As a legal basis for the plan, the government of Indonesia, a fast growing car market and a country with abundant gas reserves, plans to issue a regulation this year, said Wiratmadja Puja, head of the government task force for the program to shift reliance from fossil fuel to gas.
The largest economy in Southeast Asia has declared the program for years as the country's aging oil wells have pumped less due to a lack of fresh investment.
"There must be a breakthrough otherwise the program could not run," he said.
"The regulation is going to be issued soon this year. The planned-ruling would require manufacturers to ensure that parts of their products can be fueled either by oil or gas," said Puja.
Indonesia recorded an average of about 1 million car sales annually supported by accelerating economic growth and the growing middle class of about 238 million people.
The government has scrambled to bolster the oil-to-gas conversion by placing priority on allocating rising domestic gas output to comply with the increasing demand of energy in the country, Energy and Mining Minister Jero Wacik said.
State-owned gas distribution firm PT Perusahaan Gas Negara, or PGN, and state oil and gas firm PT Pertamina have set up 23 gas refueling facilities nationwide.
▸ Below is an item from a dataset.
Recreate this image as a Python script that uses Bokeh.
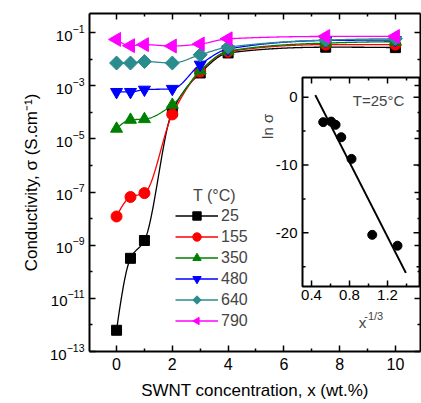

Going forward, Indonesia is expected to gradually add the number of the gas refueling stations by up to 100 units in a few years to come and 1,000 units in the longer term, according to the minister.
Rising energy demand has hiked the consumption of subsidized fuel in Indonesia, which resulted in increase in oil import.
Indonesia has a proven natural gas reserve of 104 trillion cubic feet and oil reserves of 3.7 billion barrels, according to data from the country's upstream regulator SKK Migas.